On the other hand, the coffee and the drinks that have…”coffee” in it, are–and I can’t really sugar coat it–rough.  And it’s easy to blame the people who work there–after all, they’re the ones slinging your half-filled drink across a crowded counter with the name “Nykal” written in black sharpie when, last you checked, your name was Michael.  But it isn’t entirely their fault.  Okay, the sharpie thing is, but let’s ignore that for now.

I’ve mentioned that before working in a coffee shop, I never actually enjoyed coffee.  I met up with friends and had tea or water and sat out of place around lattes and cold, slow, dripped, wrapped, slapped brews.  I didn’t mind it; coffee wasn’t my thing.  But when I started working at eCity, my perspective shifted.  I had to drink coffee for my job now. I had to understand what the difference between one dark roast and another was or what the difference between a dark and a medium was or what “body” was, what “notes” were, oh-my-God! what is “weighty”? “Earthy?”

I had to know.

So I drank every roast we had on when I came in, especially if I’d never had it before.  I took a warm mug from the top of our espresso machine, pumped out a roast, walked back around the counter and took my seat.  No cream. No sugar. Nothing. Just black coffee.

Coffee black

And at first, I hated it.  I would take a sip, force it down, dump the rest in a sink nearby, and wallow as the brown water sat still in every crevice of my throat. But–and this speaks to the shop I work in–this was the best place to do that.

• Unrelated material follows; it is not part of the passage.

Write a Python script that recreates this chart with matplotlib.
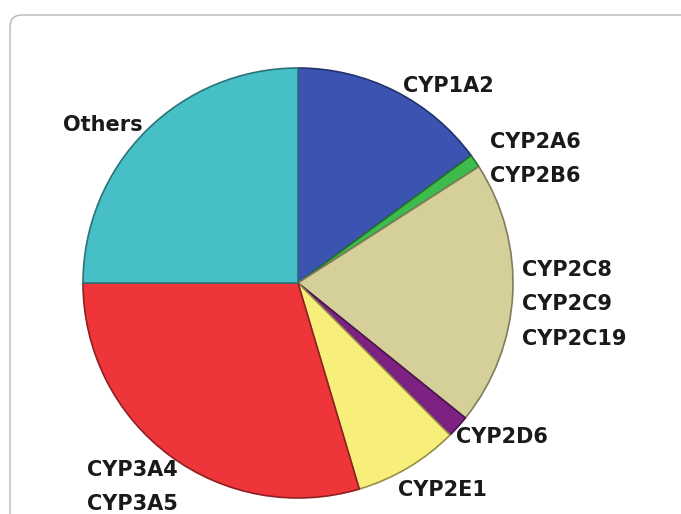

eCity roasts its coffee weekly.  We have 12-14 different dark and medium roasts, an espresso, a decaf, flavor roasts out the butt, and each one is as unique as the one right beside it, all of them, better, gloriously so, than anything at say, Starbucks.

Before too long, I went from finishing half a mug, to a full mug, to voluntarily drinking coffee because “whaaaaaat? I actually like coffee now,” and I’ve watched others, since I started that way, make that short trip from hating to praising, themselves.

Now, you could argue why these things happened in a way that had nothing to do with the coffee.  I started drinking coffee because my girlfriend drank coffee, because she worked in this coffee shop, and because I love her and have to do things because of that…right? But starting to do something and following through with it to an end of some sort are two different things.

eCity’s coffee is lovingly made; Starbucks’s’s (I can’t grasp this plurality) is not.  And saying that isn’t to pick on Starbucks, but to wrap up a point I mentioned in my title, which is this: that there’s something important about good quality, whether it be a good quality work effort, a good quality product, a mental state that is good, or an outlook that is good, and to accept, and be okay with, something that is not good when you are in control of the output is–well, not good.

Starbucks employees are largely unable to control most of what’s wrong with the business; there’re bad baristas there and not there, irregardless of the product at use, but there’s something to be said about something that’s made or done or thought of carefully, that’s lovingly poured into every moment, uniquely, and that’s what I love about here.

That’s what I love about the local scene.